(U-WIRE) I hate to admit it, but there might be a reason that computer science students don’t get dates. It seems like we make the same mistakes over and over again, and I think it’s time for us to break from a seemingly infinite loop.

What follows, then, is an array of behavioral routines that I have observed, an exit from which might help us find our two’s complement.

The first pointer: When working on the computer, it is perfectly acceptable — even encouraged — to keep one’s beard coarse and neglect one’s hygiene. But in the world of people, personal care is important!

While we are frequently labeled as “code monkeys,” it is counterproductive when our cleanliness matches that of a great ape. We should free ourselves from the smell of caffeine and pizza — resources that we allocated the night before to finish our project. A tan wouldn’t hurt either (sitting in front of a computer screen does not count).

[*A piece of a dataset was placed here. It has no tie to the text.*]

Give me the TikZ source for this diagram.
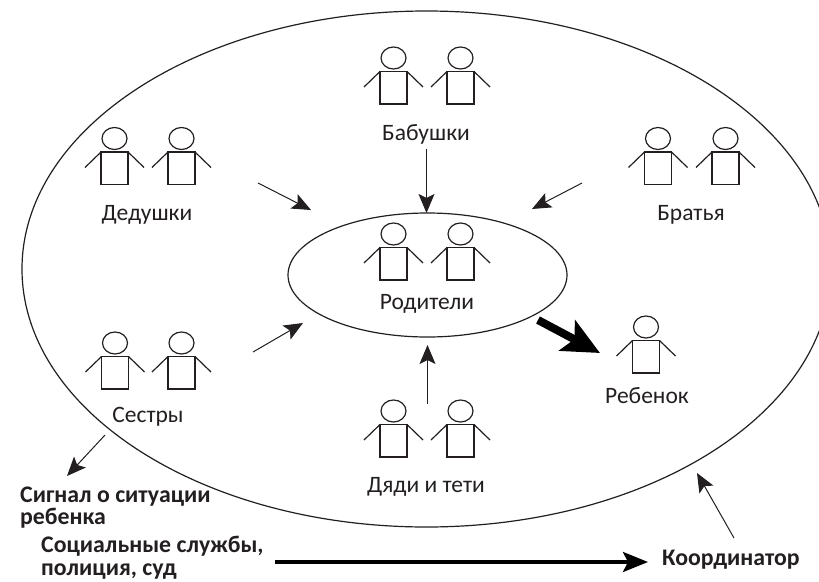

Helping someone with their computer is not flirting! Often computer scientists get taken advantage of — usually in the form of computer services. We have fixed a thousand computer problems in the hopes that this will earn us brownie points, and we hope that with enough of these points we might be able to earn a date with a “damsel in distress.” This rarely happens because we are too nice to ever ask for a return favor — leaving us swindled of our expertise. This notion of reciprocation is garbage, which should immediately be collected and thrown out.

We are, of course, proud of our computer knowledge. We like talking about technology because it is both comfortable and intriguing to us. But the average person does not want to talk about computers all the time. Computers are only fun if you enjoy debugging segmentation faults and making terrible computer science puns, and since most people would rather cut off a limb, computer-related conversation can be painful.

Talking about other subjects shows that you have breadth. Showing that you have varied interests will make you stand out.

Another fault that should be mentioned is the misconception that fancy gadgets will impress a potential date. I have seen many nonathletic computer science students sporting iPhones to attract admiration, apparently under the impression that the subject has never seen such a gadget before. This is transparent and ineffective. In fact, people can be a bit turned off by these items, because it implies that the owner is materialist.

There is no reason to ruin a potential date because of being cast as a materialist who is too abstracted from real life.

The above is just a compilation of things that we could improve upon. Finding a date without following these suggestions is possible, but it’s kind of like trying to sort a deck of cards by randomly throwing them into the air — it is slow and inefficient.

Play it cool, get to know someone, and invite them to a casual cup of java. Remember, your main function is to be presentable, polite and someone worth spending clock cycles with.